Tweets of Jay Reatard‘s death overlap with the ones I was reading about the Haiti earthquake and marked the 13th of January as the worst day of this year.
I had a post about Jay Reatard on hold on Live on 35mm drafts since I saw him live opening with his former band, the Reatards, for the Black Keys back in May 2008.
I have been waiting for a second occasion to see him live and post some new photos to go along a review of one of the funniest guys of the circus. Unfortunately this cannot happen, but the photos are here for the ones who loved him.
Jay Reatard was a garage punk rock musicians. He was a bit of everything, spread on different genres and load of enthusiasm. His songs rarely last more than 2 minutes and have the immediacy and directness that only American punk has.
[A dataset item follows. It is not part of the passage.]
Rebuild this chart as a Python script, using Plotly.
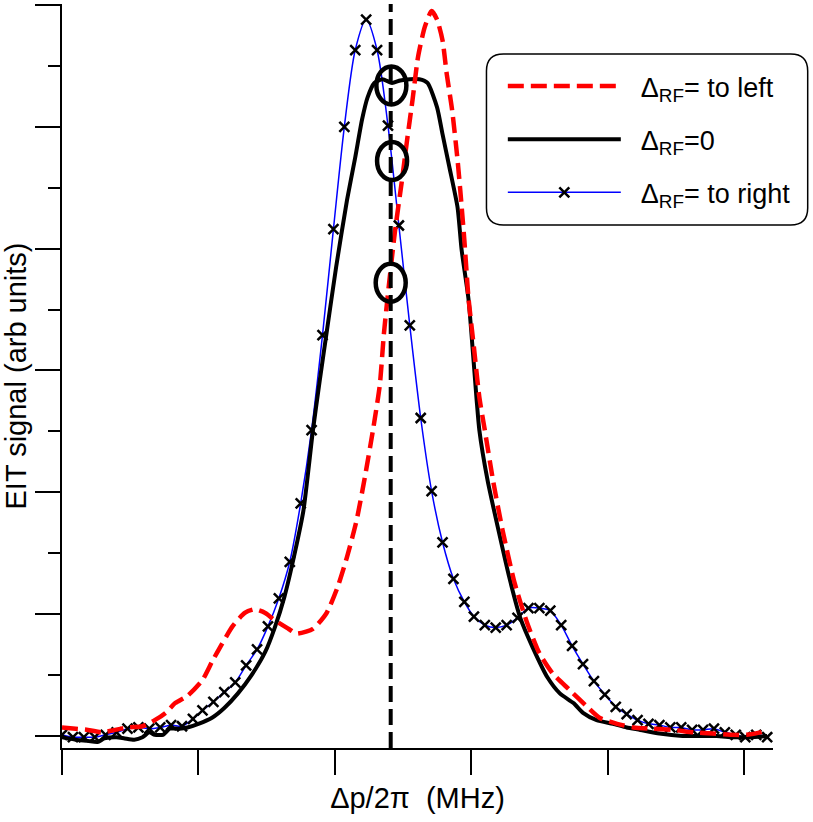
import plotly.graph_objects as go

# Δ_RF = to right：等间隔采样点（带 × 标记）
right_x = [0.00, 0.08, 0.16, 0.24, 0.32, 0.40, 0.48, 0.56, 0.64, 0.72,
           0.80, 0.88, 0.96, 1.03, 1.11, 1.19, 1.27, 1.35, 1.43, 1.51,
           1.59, 1.67, 1.75, 1.83, 1.91, 1.99, 2.07, 2.15, 2.23, 2.31,
           2.39, 2.47, 2.55, 2.63, 2.71, 2.79, 2.87, 2.95, 3.02, 3.10,
           3.18, 3.26, 3.34, 3.42, 3.50, 3.58, 3.66, 3.74, 3.82, 3.90,
           3.98, 4.06, 4.14, 4.22, 4.30, 4.38, 4.46, 4.54, 4.62, 4.70,
           4.78, 4.86, 4.94, 5.01, 5.09, 5.17]
right_y = [0.01, -0.01, -0.01, -0.01, 0.01, 0.03, 0.06, 0.07, 0.06, 0.07,
           0.09, 0.08, 0.14, 0.21, 0.28, 0.36, 0.44, 0.58, 0.71, 0.90,
           1.13, 1.43, 1.91, 2.51, 3.29, 4.16, 5.00, 5.63, 5.88, 5.63,
           5.01, 4.19, 3.37, 2.61, 2.01, 1.59, 1.29, 1.10, 0.98, 0.91,
           0.89, 0.91, 0.97, 1.05, 1.05, 1.03, 0.91, 0.74, 0.59, 0.45,
           0.34, 0.24, 0.18, 0.13, 0.10, 0.09, 0.07, 0.07, 0.05, 0.05,
           0.06, 0.03, 0.01, -0.01, 0.01, -0.01]

# Δ_RF = 0
zero_x = [0.00, 0.10, 0.19, 0.26, 0.31, 0.40, 0.46, 0.53, 0.59, 0.64,
          0.68, 0.74, 0.79, 0.86, 0.92, 1.00, 1.10, 1.19, 1.29, 1.39,
          1.49, 1.56, 1.63, 1.71, 1.77, 1.84, 1.89, 1.94, 2.01, 2.09,
          2.15, 2.20, 2.24, 2.29, 2.35, 2.42, 2.48, 2.55, 2.62, 2.68,
          2.75, 2.79, 2.84, 2.90, 2.93, 2.98, 3.01, 3.04, 3.06, 3.12,
          3.20, 3.28, 3.36, 3.45, 3.56, 3.65, 3.75, 3.82, 3.92, 4.04,
          4.14, 4.24, 4.38, 4.55, 4.80, 4.92, 5.04, 5.17]
zero_y = [-0.01, -0.03, -0.04, -0.05, -0.02, -0.01, -0.02, -0.03, -0.01, 0.03,
          0.01, 0.01, 0.06, 0.06, 0.07, 0.10, 0.15, 0.23, 0.35, 0.50,
          0.69, 0.89, 1.14, 1.52, 1.85, 2.51, 2.92, 3.31, 3.85, 4.40,
          4.75, 5.06, 5.24, 5.36, 5.39, 5.36, 5.38, 5.39, 5.39, 5.36,
          5.16, 4.94, 4.67, 4.34, 3.99, 3.59, 3.19, 2.76, 2.51, 2.10,
          1.69, 1.30, 0.97, 0.73, 0.48, 0.35, 0.27, 0.19, 0.13, 0.10,
          0.07, 0.05, 0.02, 0.00, 0.00, -0.01, -0.01, 0.00]

# Δ_RF = to left
left_x = [0.00, 0.10, 0.19, 0.29, 0.39, 0.48, 0.59, 0.68, 0.76, 0.83,
          0.92, 1.03, 1.10, 1.17, 1.25, 1.34, 1.41, 1.49, 1.56, 1.66,
          1.72, 1.84, 1.94, 2.02, 2.09, 2.16, 2.22, 2.28, 2.33, 2.36,
          2.39, 2.44, 2.49, 2.53, 2.57, 2.61, 2.66, 2.71, 2.75, 2.79,
          2.82, 2.86, 2.90, 2.92, 2.95, 2.98, 3.02, 3.06, 3.10, 3.16,
          3.23, 3.32, 3.41, 3.50, 3.60, 3.72, 3.85, 3.94, 4.07, 4.19,
          4.33, 4.48, 4.63, 4.77, 4.90, 5.02, 5.12, 5.17]
left_y = [0.07, 0.06, 0.05, 0.03, 0.05, 0.07, 0.08, 0.13, 0.19, 0.27,
          0.33, 0.46, 0.61, 0.75, 0.90, 1.01, 1.04, 1.01, 0.95, 0.88,
          0.84, 0.88, 1.01, 1.22, 1.47, 1.77, 2.12, 2.51, 2.88, 3.30,
          3.63, 4.13, 4.54, 4.89, 5.22, 5.57, 5.82, 5.95, 5.88, 5.71,
          5.44, 5.14, 4.73, 4.48, 4.07, 3.60, 3.19, 2.78, 2.51, 2.10,
          1.69, 1.25, 0.93, 0.68, 0.51, 0.38, 0.24, 0.15, 0.10, 0.07,
          0.06, 0.05, 0.03, 0.02, 0.01, 0.01, 0.03, 0.05]

# 参考线和圆圈标记
probe_x = 2.41
circle_x = [2.415, 2.42, 2.41]
circle_y = [5.34, 4.72, 3.72]

FONT = "Liberation Sans, Arial, sans-serif"
PAD = "\u00a0\u00a0"  # 图例文字和线样之间留点空

fig = go.Figure()

fig.add_trace(go.Scatter(
    x=right_x, y=right_y,
    mode='lines+markers',
    name=PAD + 'Δ<sub>RF</sub>= to right',
    legendgroup='c', legendrank=3,
    line=dict(color='#0000ff', width=1.5, shape='spline', smoothing=0.8),
    marker=dict(symbol='x-thin', size=10, color='black',
                line=dict(color='black', width=2.5)),
))

fig.add_trace(go.Scatter(
    x=zero_x, y=zero_y,
    mode='lines',
    name=PAD + 'Δ<sub>RF</sub>=0',
    legendgroup='b', legendrank=2,
    line=dict(color='black', width=4, shape='spline', smoothing=0.6),
))

fig.add_trace(go.Scatter(
    x=left_x, y=left_y,
    mode='lines',
    name=PAD + 'Δ<sub>RF</sub>= to left',
    legendgroup='a', legendrank=1,
    line=dict(color='#ff0000', width=4.5, dash='16px,7px',
              shape='spline', smoothing=0.6),
))

shapes = [dict(
    type='line', xref='x', yref='y domain',
    x0=probe_x, x1=probe_x, y0=0, y1=1,
    line=dict(color='black', width=4, dash='16px,7px'),
)]

# 椭圆圈
for cx, cy in zip(circle_x, circle_y):
    shapes.append(dict(
        type='circle', xref='x', yref='y',
        x0=cx - 0.11, x1=cx + 0.11, y0=cy - 0.156, y1=cy + 0.156,
        line=dict(color='black', width=4.5),
    ))

# 圆角图例框
x0, x1, y0, y1 = 0.597, 1.0488, 0.703, 0.9328
rx, ry = 0.0239, 0.0228
box = (f"M{x0+rx},{y1} L{x1-rx},{y1} Q{x1},{y1} {x1},{y1-ry} "
       f"L{x1},{y0+ry} Q{x1},{y0} {x1-rx},{y0} L{x0+rx},{y0} "
       f"Q{x0},{y0} {x0},{y0+ry} L{x0},{y1-ry} Q{x0},{y1} {x0+rx},{y1} Z")
shapes.append(dict(type='path', xref='paper', yref='paper', path=box,
                   line=dict(color='black', width=1.5), fillcolor='white',
                   layer='below'))

fig.update_layout(
    width=813, height=822,
    margin=dict(l=62, r=40, t=4, b=74),
    paper_bgcolor='white',
    plot_bgcolor='white',
    font=dict(family=FONT, color='black'),
    shapes=shapes,
    showlegend=True,
    legend=dict(
        x=0.62, y=0.922, xanchor='left', yanchor='top',
        bgcolor='rgba(0,0,0,0)',
        font=dict(size=27, family=FONT),
        traceorder='grouped',
        tracegroupgap=15,
        itemwidth=113,
    ),
)

fig.update_xaxes(
    range=[0, 5.213],
    showgrid=False, zeroline=False,
    showline=True, linecolor='black', linewidth=2,
    ticks='outside', ticklen=25, tickwidth=2, tickcolor='black',
    tickmode='linear', tick0=0, dtick=1,
    showticklabels=False,
    title=dict(text='Δp/2π  (MHz)', font=dict(size=29, family=FONT), standoff=14),
)

fig.update_yaxes(
    range=[-0.0985, 6.008],
    showgrid=False, zeroline=False,
    showline=True, linecolor='black', linewidth=2,
    ticks='outside', ticklen=25, tickwidth=2, tickcolor='black',
    tickmode='linear', tick0=0, dtick=1,
    minor=dict(ticks='outside', ticklen=12, tickwidth=2, tickcolor='black',
               dtick=0.5, tick0=0),
    showticklabels=False,
    title=dict(text='EIT signal (arb units)', font=dict(size=29, family=FONT), standoff=10),
)

# 去掉页面默认边距，让图贴齐窗口左上角
fig.write_html("out.html", config={'displayModeBar': False},
               post_script="document.body.style.margin='0';")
He was also one of the most prolific artists to have appeared in years. Jay started recording when he was just fifteen and to date he has published under his name a bulk of work that most rockstars don’t produce in their life. About 20 LP plus a plethora of EPs, singles and compilations. All spread on at least 6 different bands plus the production as solo artist.
Whoever was accompanying him on bass, drums or further guitars, the mixture of punk rebelliousness, pop fun and rock’n’roll energy made his music always fresh and sparkling.
This is neither the place nor the moment to talk in more detail of his music, a quick search on google would be much more exhaustive than my writing. I only wanted to share these unedited pictures with his fans, they will not find them anywhere else.
As you can grasp from the images, his live shows were among the most entertaining concerts you could attend, a relentless burst of liveliness which makes the contrast with his death too unfair to be true.
His last album, Watch me Fall, praised by many reviewers and listed on last year top lists of album by many magazines, was giving Jay the fame he deserved. Today it sounds quite oddly titled.
The only consolation I can find is that we are plenty of his music to listen and discover.
The unconsolable reality is that it is not fair to die at 29.
Rest in Peace Jay and keep playing rock’n’roll, wherever you are.